A new island has sprung up in a patch of the southwest Pacific Ocean riddled with underwater volcanoes, according to NASA Earth Observatory.
It began with the eruption of an underwater volcano found in the Central Tonga Islands on September 10 – and within just eleven hours, a landmass emerged from the watery depths, created by oozing lava that had been cooled by the ocean waters and solidified.
Over the following days, lava continued to pour and the newly formed island grew. The island was 170 meters (558 feet) in diameter on September 16 and eventually swelled to 182 meters over the following two days.
By September 20, the island had grown to cover 24,000 square meters (6 acres) with an elevation of 10 meters (33 feet).

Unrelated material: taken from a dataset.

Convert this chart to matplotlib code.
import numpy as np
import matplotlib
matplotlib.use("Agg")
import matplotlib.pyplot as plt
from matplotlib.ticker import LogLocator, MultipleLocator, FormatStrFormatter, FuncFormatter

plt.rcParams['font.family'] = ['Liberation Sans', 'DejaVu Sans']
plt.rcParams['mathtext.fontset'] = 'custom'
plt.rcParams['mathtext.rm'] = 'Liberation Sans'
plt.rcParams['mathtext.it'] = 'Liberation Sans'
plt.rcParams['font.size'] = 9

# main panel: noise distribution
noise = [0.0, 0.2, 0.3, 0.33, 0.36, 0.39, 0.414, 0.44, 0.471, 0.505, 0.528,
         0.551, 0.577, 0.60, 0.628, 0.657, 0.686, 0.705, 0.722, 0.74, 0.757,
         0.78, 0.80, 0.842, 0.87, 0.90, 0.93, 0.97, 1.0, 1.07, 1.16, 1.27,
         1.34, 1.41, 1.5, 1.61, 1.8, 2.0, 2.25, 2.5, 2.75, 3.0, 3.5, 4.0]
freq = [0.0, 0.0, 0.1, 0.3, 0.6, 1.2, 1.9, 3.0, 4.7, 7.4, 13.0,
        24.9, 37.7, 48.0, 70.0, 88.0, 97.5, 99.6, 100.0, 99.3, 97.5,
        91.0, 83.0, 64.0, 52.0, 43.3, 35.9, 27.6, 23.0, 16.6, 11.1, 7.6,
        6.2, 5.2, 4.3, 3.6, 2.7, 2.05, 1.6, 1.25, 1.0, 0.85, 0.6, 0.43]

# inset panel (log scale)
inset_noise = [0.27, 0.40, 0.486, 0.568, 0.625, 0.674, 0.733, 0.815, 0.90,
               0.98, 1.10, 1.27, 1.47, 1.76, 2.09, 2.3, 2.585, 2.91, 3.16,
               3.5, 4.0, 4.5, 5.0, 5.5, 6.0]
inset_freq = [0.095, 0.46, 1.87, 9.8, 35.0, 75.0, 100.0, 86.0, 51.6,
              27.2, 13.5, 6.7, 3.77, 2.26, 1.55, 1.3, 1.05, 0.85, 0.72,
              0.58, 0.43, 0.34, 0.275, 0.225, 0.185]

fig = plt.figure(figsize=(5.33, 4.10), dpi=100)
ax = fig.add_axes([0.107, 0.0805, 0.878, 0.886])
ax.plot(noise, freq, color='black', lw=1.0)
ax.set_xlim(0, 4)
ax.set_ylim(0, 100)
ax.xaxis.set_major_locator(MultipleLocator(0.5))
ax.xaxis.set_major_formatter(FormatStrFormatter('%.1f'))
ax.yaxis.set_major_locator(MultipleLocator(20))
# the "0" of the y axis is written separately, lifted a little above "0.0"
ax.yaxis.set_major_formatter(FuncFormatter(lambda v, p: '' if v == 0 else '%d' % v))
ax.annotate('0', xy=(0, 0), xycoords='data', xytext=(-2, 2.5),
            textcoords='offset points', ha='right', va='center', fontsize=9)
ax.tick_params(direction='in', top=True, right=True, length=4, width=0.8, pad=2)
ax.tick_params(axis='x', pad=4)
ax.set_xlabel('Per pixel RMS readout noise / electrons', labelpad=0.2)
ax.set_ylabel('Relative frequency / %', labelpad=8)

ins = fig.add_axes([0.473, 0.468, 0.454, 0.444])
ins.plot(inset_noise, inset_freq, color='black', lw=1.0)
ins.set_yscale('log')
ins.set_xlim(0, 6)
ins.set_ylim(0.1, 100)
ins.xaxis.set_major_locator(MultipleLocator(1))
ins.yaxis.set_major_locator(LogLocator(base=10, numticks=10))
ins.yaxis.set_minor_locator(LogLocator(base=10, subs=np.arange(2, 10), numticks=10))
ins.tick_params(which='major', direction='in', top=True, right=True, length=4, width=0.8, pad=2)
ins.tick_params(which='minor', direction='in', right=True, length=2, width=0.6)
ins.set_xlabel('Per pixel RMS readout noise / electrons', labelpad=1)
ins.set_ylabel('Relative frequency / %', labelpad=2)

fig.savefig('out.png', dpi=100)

The formation of the new island was captured through imagery taken by the Landsat 9 satellite on September 14. In this natural-color image, we see a vast plume of steam and ash drift away from the volcano. You can also see a cloud of discolored water growing around the landmass, created by the presence of superheated and acidic seawater containing volcanic rock and sulfur.

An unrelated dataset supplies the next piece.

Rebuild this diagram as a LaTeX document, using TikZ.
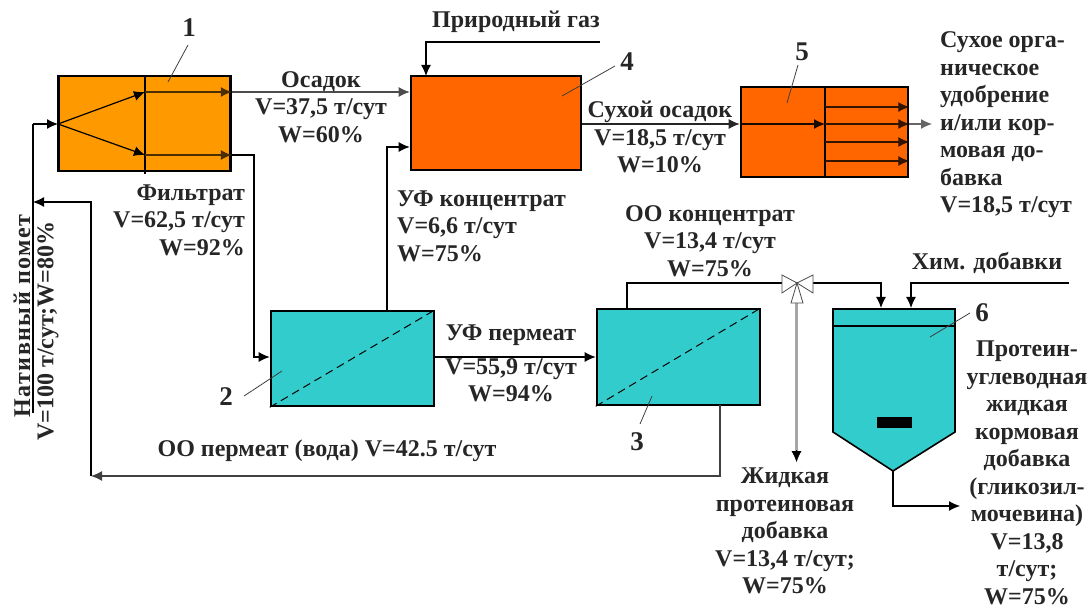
\documentclass[tikz,border=0pt]{standalone}
\usepackage{fontspec}
\setmainfont{Liberation Serif}
\usetikzlibrary{arrows.meta}
\definecolor{orangeA}{RGB}{255,153,0}
\definecolor{orangeB}{RGB}{255,102,0}
\definecolor{tealA}{RGB}{51,204,204}
\tikzset{
  box/.style={draw,line width=2.6pt,inner sep=0pt},
  pipe/.style={draw,line width=1.2pt,-{Latex[length=11pt,width=10pt]}},
  line/.style={draw,line width=1.2pt},
  lbl/.style={font=\bfseries\fontsize{24}{27.5}\selectfont,align=center,inner sep=0pt,text=black!85},
  num/.style={font=\bfseries\fontsize{27}{27}\selectfont,inner sep=0pt,text=black!85},
  lead/.style={draw,line width=.8pt,black!75}
}
\begin{document}
\begin{tikzpicture}
        [x=1pt,y=-1pt]
        \useasboundingbox (0,0) rectangle (1091,609);
        % apparatus
        \node[box,fill=orangeA,minimum width=172pt,minimum height=95pt] (n1) at (144.5,123.5) {};
        \node[box,fill=orangeB,minimum width=170pt,minimum height=94pt] (n4) at (496,123) {};
        \node[box,fill=orangeB,minimum width=167pt,minimum height=90pt] (n5) at (824.5,132) {};
        \node[box,fill=tealA,minimum width=163pt,minimum height=95pt] (n2) at (352.5,358.5) {};
        \node[box,fill=tealA,minimum width=163pt,minimum height=96pt] (n3) at (678.5,357) {};
        \draw[line width=1.6pt,fill=tealA] (833,309) -- (955,309) -- (955,432) -- (893,471) coordinate (apex) -- (833,432) -- cycle;
        \draw[line width=1.3pt] (833,326) -- (955,326);
        \fill (877,417) rectangle (912,428);
        % membranes and partitions
        \draw[line width=1pt,dash pattern=on 8pt off 5pt] (n2.south west) -- (n2.north east);
        \draw[line width=1pt,dash pattern=on 8pt off 5pt] (n3.south west) -- (n3.north east);
        \draw[line width=1.2pt] (145,76) -- (145,174);
        \draw[line width=1.2pt] (825,87) -- (825,177);
        % junctions
        \coordinate (j1) at (58,124);
        \coordinate (j2) at (145,92);
        \coordinate (j3) at (145,155);
        \coordinate (v) at (797,283);
        \foreach \from/\to in {j1/j2,j1/j3}
          \draw[pipe] (\from) -- (\to);
        \draw[pipe,black!70!orangeA] (j2) -- (n1.east |- j2);
        \draw[pipe,black!70!orangeA] (j3) -- (n1.east |- j3);
        \foreach \y in {107,124,142,161}
          \draw[pipe,black!80!orangeB] (825,\y) -- (n5.east |- 0,\y);
        \draw[pipe,black!90!orangeB] (n5.west |- 0,124) -- (825,124);
        % connectors
        \draw[line] (33,413) -- (33,124) coordinate (a);
        \draw[pipe] (a) -- (j1);
        \draw[pipe,black!70] (n1.east |- j2) -- (n4.west |- j2);
        \draw[pipe] (n1.east |- j3) -- (254,155) |- (n2.west |- 0,357);
        \draw[pipe] (387,311) |- (n4.west |- 0,147);
        \draw[pipe] (600,42) -| (426,76);
        \draw[pipe,black!85] (n4.east |- 0,124) -- (n5.west |- 0,124);
        \draw[pipe,black!60] (n5.east |- 0,124) -- (932,124);
        \draw[pipe] (n2.east |- 0,357) -- (n3.west |- 0,357);
        \draw[pipe,black!75] (720,405) |- (91,476);
        \draw[pipe] (91,476) -- (91,202) -- (33,202);
        \draw[line] (627,309) |- (v);
        \draw[pipe] (v) -| (881,308);
        \draw[pipe] (1069,283) -| (911,308);
        \draw[pipe] (apex) |- (960,506);
        \draw[line width=2.6pt,black!35] (796.5,296) -- (796.5,452);
        \draw[pipe,line width=.4pt] (796.5,450) -- (796.5,462);
        % valve
        \draw[line width=.8pt,fill=white,draw=black!70] (v) -- (782,275) -- (782,293) -- cycle;
        \draw[line width=.8pt,fill=white,draw=black!70] (v) -- (813,275) -- (813,293) -- cycle;
        \draw[line width=.8pt,fill=white,draw=black!70] (v) -- (791,303) -- (803,303) -- cycle;
        % leaders
        \draw[lead] (188,45) -- (168,82);
        \draw[lead] (244,396) -- (282,371);
        \draw[lead] (615,66) -- (562,96);
        \draw[lead] (798,65) -- (787,103);
        \draw[lead] (640,424) -- (652,396);
        \draw[lead] (970,313) -- (930,337);
        % numbers
        \node[num] (l1) at (189,28) {1};
        \node[num] (l2) at (226,397) {2};
        \node[num] (l3) at (637,442) {3};
        \node[num] (l4) at (627,62) {4};
        \node[num] (l5) at (802,52) {5};
        \node[num] (l6) at (982,313) {6};
        % labels
        \node[lbl] (t1) at (321,107) {Осадок\\V=37,5 т/сут\\W=60\%};
        \node[lbl,align=right,anchor=east] (t2) at (245,220) {Фильтрат\\V=62,5 т/сут\\W=92\%};
        \node[lbl,anchor=west,align=left] (t3) at (397,226) {УФ концентрат\\V=6,6 т/сут\\W=75\%};
        \node[lbl] (t4) at (516,22) {Природный газ};
        \node[lbl] (t5) at (660,137) {Сухой осадок\\V=18,5 т/сут\\W=10\%};
        \node[lbl,anchor=west,align=left] (t6) at (940,125) {Сухое орга-\\ническое\\удобрение\\и/или кор-\\мовая до-\\бавка\\V=18,5 т/сут};
        \node[lbl] (t7) at (710,241) {ОО концентрат\\V=13,4 т/сут\\W=75\%};
        \node[lbl] (t8) at (987,263) {Хим. добавки};
        \node[lbl] (t9) at (511,335) {УФ пермеат};
        \node[lbl] (t10) at (511,380) {V=55,9 т/сут\\W=94\%};
        \node[lbl] (t11) at (327,451) {ОО пермеат (вода) V=42.5 т/сут};
        \node[lbl] (t12) at (785,531) {Жидкая\\протеиновая\\добавка\\V=13,4 т/сут;\\W=75\%};
        \node[lbl] (t13) at (1027,473) {Протеин-\\углеводная\\жидкая\\кормовая\\добавка\\(гликозил-\\мочевина)\\V=13,8\\т/сут;\\W=75\%};
        \node[lbl,rotate=90] (t14) at (22,316) {\addfontfeature{LetterSpace=6}Нативный помет};
        \node[lbl,rotate=90] (t15) at (48,331) {V=100 т/сут;W=80\%};
      \end{tikzpicture}
\end{document}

The new island can be found southwest of Late Island, northeast of Hunga Tonga-Hunga Ha‘apai, and northwest of Mo‘unga‘one. This part of the Pacific is home to the Tonga-Kermadec subduction zone, an area where three tectonic plates are slowly crashing together.
All of this tectonic activity has endowed this part of the Pacific with a seafloor ridge that has the highest density of underwater volcanoes in the world.
Sadly, the infant island might not stick around for long. Weathering and erosion from waves and currents can quickly degrade the volcanic rock, meaning this newly formed island often disappears quickly.
Some new islands, however, do manage to survive. In 2014, an underwater volcano in this part of the Pacific erupted and forged the sizable island of Hunga Tonga-Hunga Ha'apai. Although merely a baby, the island has already fostered a thriving ecosystem, complete with pink flowering vegetation, nesting sooty tern birds, and barn owls – much to the surprise of scientists.